In the Passion Economy, people embrace their individuality and niche interests, regardless of how they fit into a wider corporation’s structure. It’s about knowing that your unique offering might not be something everyone on the planet will want to buy, experience, or participate in, but that there is an audience on your wavelength out there.

It’s the difference between a factory-assembled product and an individual craft. It’s a way of emphasizing the human connection when we could all use a bit more of that in our everyday lives. And for many, it could be the missing link between the open-ended search and finding something worth committing to: themselves.

You are the best option

The tendency to lean towards Optionality is rooted in fear. As Erik Torenberg wrote in his blog, it often comes from a fear of looking foolish or making the wrong choice. But it also comes from many unfounded societal fears: of being locked in a job we hate, of missing out on our true calling, of being viewed as a job-hopper.

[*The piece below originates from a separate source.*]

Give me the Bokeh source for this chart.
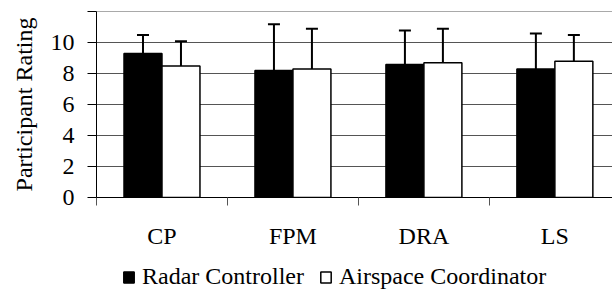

The job-hopping label is particularly sticky, tied to a belief that Millennial and Gen Z workers are more prone to leave jobs than their forebears. A quick look at U.S. job tenure stats puts that entire idea to bed: In 1983, the average worker moved careers every 3.5 years, compared to every 4.6 years in 2014. If anything, the current workforce stays at a job for longer than they used to. But even more importantly, it highlights a universal, cross-generational human truth.

We want to be happy, respected, and satisfied with our work. And we’ll leave to pursue that happiness.

The Passion Economy can take many forms, but it’ll always be dictated by each of us as individuals. Those moments of Optionality, under this lens, now become productive moments of incubation, when we’re taking the time to pursue what makes us happy, knowing that it’ll inform what we create and pursue later on. A Passion Economy needs passionate people, after all, and passion comes from experience and knowledge. You need to know what you like to know what you love.

It’s pretty much certain that technology will continue to throw us more choices for where to eat, what to watch, and who to meet. But reducing Optionality when it comes to your career and passions is mostly about forgiveness and trust—forgiving yourself for committing to one choice and trusting yourself to use that new experience to inform your next one.

On the path to finding what passions you have to offer the world, the only wrong choice is not making one at all.